Everyone has seen chainsaw carvings before; they are beautiful and quite graceful to behold. Until very recently I didn’t understand how chainsaw carvers could take a widow-maker of a beast, a tool used to fell great spires of lumber, and carve something so elegant with it. Here’s the trick — they don’t. They run a small saw with a dime bar on it.
It’s not something you hear anybody really talk about. Just watch any show with a chainsaw artist on it and the narrator hardly even pauses to mention it, “…and here so-and-so reaches for a smaller saw for the detail.” What they glance over is that often it’s a tiny saw, maybe even an electric saw with a 12” dime bar attached to it.
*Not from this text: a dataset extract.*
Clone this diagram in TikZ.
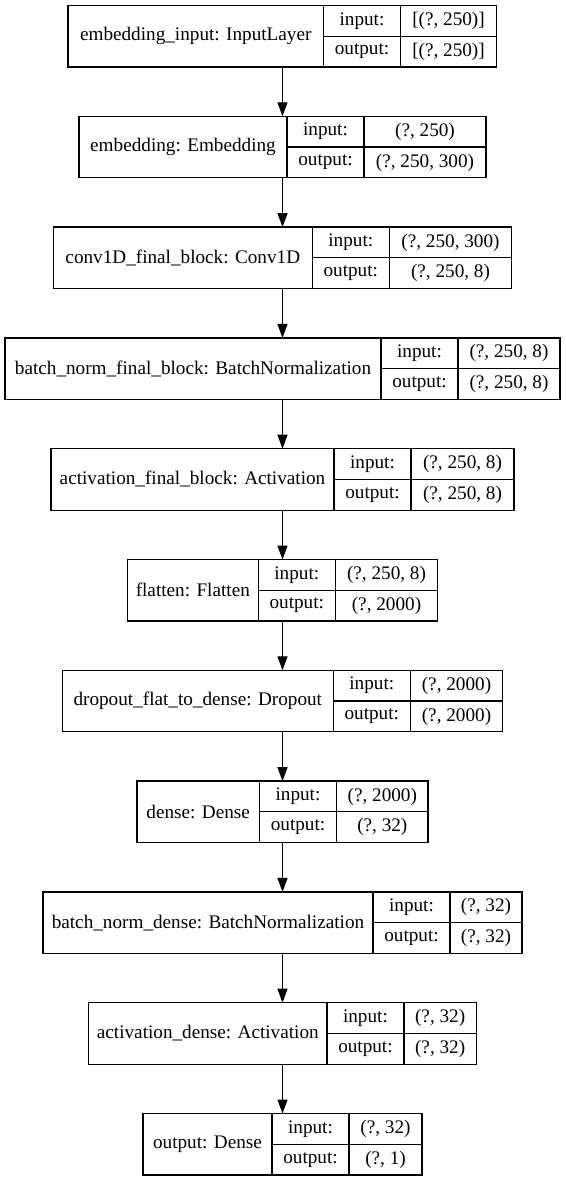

The dime or 1/4″ carving bar on a small saw is what makes intricate chainsaw carving possible. The chain is run a little looser, and without a guard link around this little bar it somehow becomes magical. In the hands of a skilled artist the combination of the small saw, small tapered nose, and modified chain make it a sculptor’s dream to operate. Any shape can be coaxed out of the wood very quickly, which means you can rough cut anything smaller than a car in under a few hours.
This of course isn’t saying that running a chainsaw is safe. A chainsaw by definition is un-safe. However the size of the chain and bar, the fact you will not be felling giants with it, and the limited amounts of material you’ll be removing at a time do move it down on the danger level — a trifle.
I might have to give this a shot sooner or later.